* [WHAT IS REQUIRED]:
Word for word, quote all of the material, omitting the pictures.

* [DATASET CONTENT]:
════════════════════
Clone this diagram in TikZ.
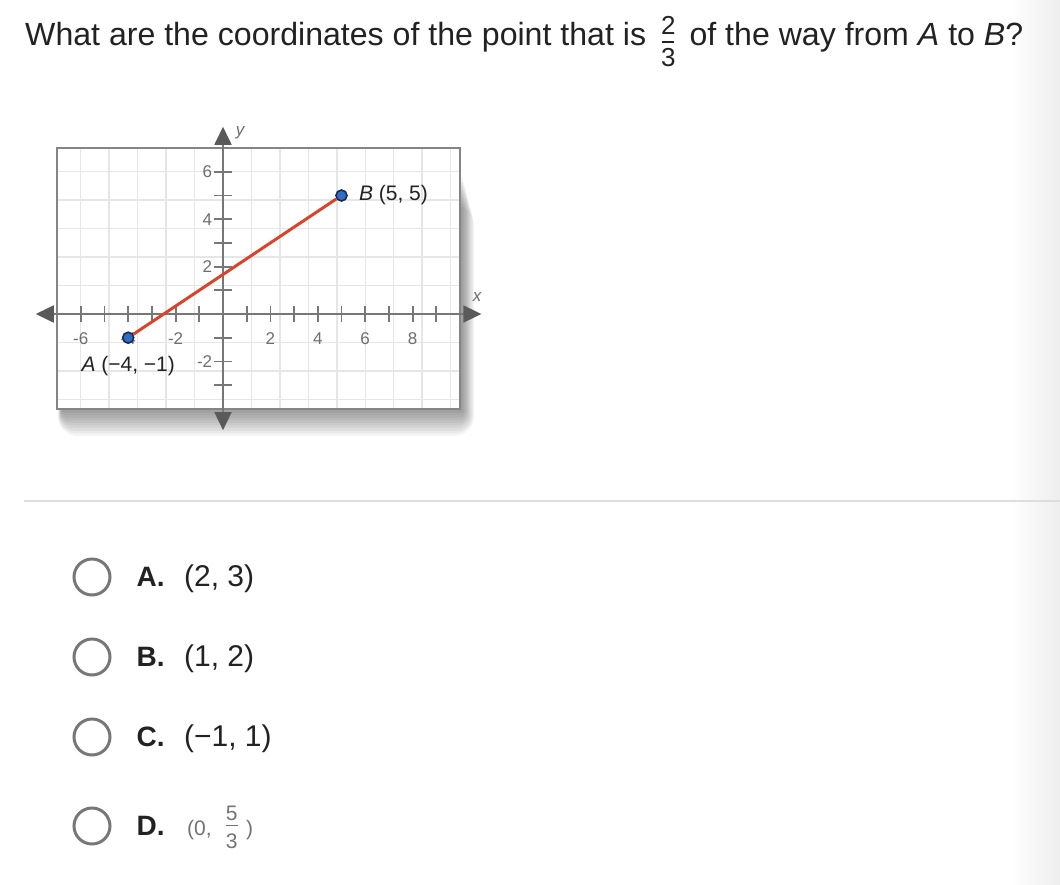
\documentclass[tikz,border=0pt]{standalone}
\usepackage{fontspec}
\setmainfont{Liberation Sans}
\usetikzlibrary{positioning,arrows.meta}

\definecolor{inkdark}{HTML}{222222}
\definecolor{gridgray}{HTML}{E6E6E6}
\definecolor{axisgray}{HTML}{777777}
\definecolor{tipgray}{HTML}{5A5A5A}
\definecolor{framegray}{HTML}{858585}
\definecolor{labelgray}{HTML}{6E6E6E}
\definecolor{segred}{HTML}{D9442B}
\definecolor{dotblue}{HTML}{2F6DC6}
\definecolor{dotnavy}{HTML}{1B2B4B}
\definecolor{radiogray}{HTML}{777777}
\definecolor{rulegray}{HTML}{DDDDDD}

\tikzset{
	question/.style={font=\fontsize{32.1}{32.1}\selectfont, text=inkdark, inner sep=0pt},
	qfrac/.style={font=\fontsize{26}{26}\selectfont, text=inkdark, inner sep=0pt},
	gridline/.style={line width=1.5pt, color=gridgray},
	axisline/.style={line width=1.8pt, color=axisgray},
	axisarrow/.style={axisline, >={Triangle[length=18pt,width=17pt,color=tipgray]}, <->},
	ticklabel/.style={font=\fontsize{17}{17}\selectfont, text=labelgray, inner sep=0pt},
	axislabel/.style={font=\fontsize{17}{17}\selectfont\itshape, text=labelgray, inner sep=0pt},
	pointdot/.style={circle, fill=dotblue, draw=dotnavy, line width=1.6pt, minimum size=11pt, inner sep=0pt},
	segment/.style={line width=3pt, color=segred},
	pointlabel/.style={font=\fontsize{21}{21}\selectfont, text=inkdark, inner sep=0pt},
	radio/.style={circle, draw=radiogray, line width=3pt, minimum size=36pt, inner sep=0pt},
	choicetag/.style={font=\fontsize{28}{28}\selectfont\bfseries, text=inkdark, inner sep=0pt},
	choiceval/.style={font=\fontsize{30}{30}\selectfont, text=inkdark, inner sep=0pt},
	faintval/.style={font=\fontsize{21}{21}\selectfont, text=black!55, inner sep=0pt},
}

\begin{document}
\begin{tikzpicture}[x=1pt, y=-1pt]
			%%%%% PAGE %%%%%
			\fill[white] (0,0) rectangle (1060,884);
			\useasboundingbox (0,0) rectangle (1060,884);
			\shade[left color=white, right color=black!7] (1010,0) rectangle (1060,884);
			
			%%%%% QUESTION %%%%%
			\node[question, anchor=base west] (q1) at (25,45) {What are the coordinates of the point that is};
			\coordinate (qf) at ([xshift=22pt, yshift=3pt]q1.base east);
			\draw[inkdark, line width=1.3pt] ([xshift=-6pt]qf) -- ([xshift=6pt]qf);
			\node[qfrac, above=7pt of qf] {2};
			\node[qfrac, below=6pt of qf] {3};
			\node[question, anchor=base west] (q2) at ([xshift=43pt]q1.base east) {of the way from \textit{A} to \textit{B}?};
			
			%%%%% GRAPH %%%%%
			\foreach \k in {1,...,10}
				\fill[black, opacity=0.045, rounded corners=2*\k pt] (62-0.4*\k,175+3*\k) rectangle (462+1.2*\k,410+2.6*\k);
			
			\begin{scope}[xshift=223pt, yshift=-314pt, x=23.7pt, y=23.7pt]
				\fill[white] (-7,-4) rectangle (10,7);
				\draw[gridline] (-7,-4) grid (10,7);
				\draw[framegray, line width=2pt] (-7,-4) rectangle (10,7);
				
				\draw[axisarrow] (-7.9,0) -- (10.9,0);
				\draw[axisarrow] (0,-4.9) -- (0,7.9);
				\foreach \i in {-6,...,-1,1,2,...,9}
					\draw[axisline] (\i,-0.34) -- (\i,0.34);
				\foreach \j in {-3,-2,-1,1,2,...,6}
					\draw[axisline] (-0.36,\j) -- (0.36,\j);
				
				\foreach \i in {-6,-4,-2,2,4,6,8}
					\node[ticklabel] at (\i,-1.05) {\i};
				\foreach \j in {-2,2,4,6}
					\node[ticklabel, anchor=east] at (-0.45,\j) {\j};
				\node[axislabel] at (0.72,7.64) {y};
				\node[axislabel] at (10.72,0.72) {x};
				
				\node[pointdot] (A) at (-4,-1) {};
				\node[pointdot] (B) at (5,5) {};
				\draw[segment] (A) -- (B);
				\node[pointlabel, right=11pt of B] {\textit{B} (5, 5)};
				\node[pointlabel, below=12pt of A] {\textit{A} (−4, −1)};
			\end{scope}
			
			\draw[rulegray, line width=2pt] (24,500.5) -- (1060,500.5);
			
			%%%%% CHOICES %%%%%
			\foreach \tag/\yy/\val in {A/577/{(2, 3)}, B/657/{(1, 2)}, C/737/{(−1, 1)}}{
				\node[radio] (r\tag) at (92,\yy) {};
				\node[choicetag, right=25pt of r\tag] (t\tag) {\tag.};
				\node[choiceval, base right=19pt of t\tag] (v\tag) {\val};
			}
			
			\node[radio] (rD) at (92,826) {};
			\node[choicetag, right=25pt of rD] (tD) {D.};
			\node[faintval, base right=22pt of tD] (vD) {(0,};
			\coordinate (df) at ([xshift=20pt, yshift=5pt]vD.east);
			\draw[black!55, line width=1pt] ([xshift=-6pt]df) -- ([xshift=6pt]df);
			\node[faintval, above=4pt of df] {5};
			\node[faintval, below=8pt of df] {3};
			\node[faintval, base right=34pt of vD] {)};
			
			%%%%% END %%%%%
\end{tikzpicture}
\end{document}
════════════════════
* [SOLVED EXERCISE]:
Clone this diagram in TikZ.
\documentclass[tikz,border=0pt]{standalone}
\usepackage{fontspec}
\setmainfont{Liberation Sans}
\usetikzlibrary{positioning,arrows.meta}

\definecolor{inkdark}{HTML}{222222}
\definecolor{gridgray}{HTML}{E6E6E6}
\definecolor{axisgray}{HTML}{777777}
\definecolor{tipgray}{HTML}{5A5A5A}
\definecolor{framegray}{HTML}{858585}
\definecolor{labelgray}{HTML}{6E6E6E}
\definecolor{segred}{HTML}{D9442B}
\definecolor{dotblue}{HTML}{2F6DC6}
\definecolor{dotnavy}{HTML}{1B2B4B}
\definecolor{radiogray}{HTML}{777777}
\definecolor{rulegray}{HTML}{DDDDDD}

\tikzset{
	question/.style={font=\fontsize{32.1}{32.1}\selectfont, text=inkdark, inner sep=0pt},
	qfrac/.style={font=\fontsize{26}{26}\selectfont, text=inkdark, inner sep=0pt},
	gridline/.style={line width=1.5pt, color=gridgray},
	axisline/.style={line width=1.8pt, color=axisgray},
	axisarrow/.style={axisline, >={Triangle[length=18pt,width=17pt,color=tipgray]}, <->},
	ticklabel/.style={font=\fontsize{17}{17}\selectfont, text=labelgray, inner sep=0pt},
	axislabel/.style={font=\fontsize{17}{17}\selectfont\itshape, text=labelgray, inner sep=0pt},
	pointdot/.style={circle, fill=dotblue, draw=dotnavy, line width=1.6pt, minimum size=11pt, inner sep=0pt},
	segment/.style={line width=3pt, color=segred},
	pointlabel/.style={font=\fontsize{21}{21}\selectfont, text=inkdark, inner sep=0pt},
	radio/.style={circle, draw=radiogray, line width=3pt, minimum size=36pt, inner sep=0pt},
	choicetag/.style={font=\fontsize{28}{28}\selectfont\bfseries, text=inkdark, inner sep=0pt},
	choiceval/.style={font=\fontsize{30}{30}\selectfont, text=inkdark, inner sep=0pt},
	faintval/.style={font=\fontsize{21}{21}\selectfont, text=black!55, inner sep=0pt},
}

\begin{document}
\begin{tikzpicture}[x=1pt, y=-1pt]
			%%%%% PAGE %%%%%
			\fill[white] (0,0) rectangle (1060,884);
			\useasboundingbox (0,0) rectangle (1060,884);
			\shade[left color=white, right color=black!7] (1010,0) rectangle (1060,884);
			
			%%%%% QUESTION %%%%%
			\node[question, anchor=base west] (q1) at (25,45) {What are the coordinates of the point that is};
			\coordinate (qf) at ([xshift=22pt, yshift=3pt]q1.base east);
			\draw[inkdark, line width=1.3pt] ([xshift=-6pt]qf) -- ([xshift=6pt]qf);
			\node[qfrac, above=7pt of qf] {2};
			\node[qfrac, below=6pt of qf] {3};
			\node[question, anchor=base west] (q2) at ([xshift=43pt]q1.base east) {of the way from \textit{A} to \textit{B}?};
			
			%%%%% GRAPH %%%%%
			\foreach \k in {1,...,10}
				\fill[black, opacity=0.045, rounded corners=2*\k pt] (62-0.4*\k,175+3*\k) rectangle (462+1.2*\k,410+2.6*\k);
			
			\begin{scope}[xshift=223pt, yshift=-314pt, x=23.7pt, y=23.7pt]
				\fill[white] (-7,-4) rectangle (10,7);
				\draw[gridline] (-7,-4) grid (10,7);
				\draw[framegray, line width=2pt] (-7,-4) rectangle (10,7);
				
				\draw[axisarrow] (-7.9,0) -- (10.9,0);
				\draw[axisarrow] (0,-4.9) -- (0,7.9);
				\foreach \i in {-6,...,-1,1,2,...,9}
					\draw[axisline] (\i,-0.34) -- (\i,0.34);
				\foreach \j in {-3,-2,-1,1,2,...,6}
					\draw[axisline] (-0.36,\j) -- (0.36,\j);
				
				\foreach \i in {-6,-4,-2,2,4,6,8}
					\node[ticklabel] at (\i,-1.05) {\i};
				\foreach \j in {-2,2,4,6}
					\node[ticklabel, anchor=east] at (-0.45,\j) {\j};
				\node[axislabel] at (0.72,7.64) {y};
				\node[axislabel] at (10.72,0.72) {x};
				
				\node[pointdot] (A) at (-4,-1) {};
				\node[pointdot] (B) at (5,5) {};
				\draw[segment] (A) -- (B);
				\node[pointlabel, right=11pt of B] {\textit{B} (5, 5)};
				\node[pointlabel, below=12pt of A] {\textit{A} (−4, −1)};
			\end{scope}
			
			\draw[rulegray, line width=2pt] (24,500.5) -- (1060,500.5);
			
			%%%%% CHOICES %%%%%
			\foreach \tag/\yy/\val in {A/577/{(2, 3)}, B/657/{(1, 2)}, C/737/{(−1, 1)}}{
				\node[radio] (r\tag) at (92,\yy) {};
				\node[choicetag, right=25pt of r\tag] (t\tag) {\tag.};
				\node[choiceval, base right=19pt of t\tag] (v\tag) {\val};
			}
			
			\node[radio] (rD) at (92,826) {};
			\node[choicetag, right=25pt of rD] (tD) {D.};
			\node[faintval, base right=22pt of tD] (vD) {(0,};
			\coordinate (df) at ([xshift=20pt, yshift=5pt]vD.east);
			\draw[black!55, line width=1pt] ([xshift=-6pt]df) -- ([xshift=6pt]df);
			\node[faintval, above=4pt of df] {5};
			\node[faintval, below=8pt of df] {3};
			\node[faintval, base right=34pt of vD] {)};
			
			%%%%% END %%%%%
\end{tikzpicture}
\end{document}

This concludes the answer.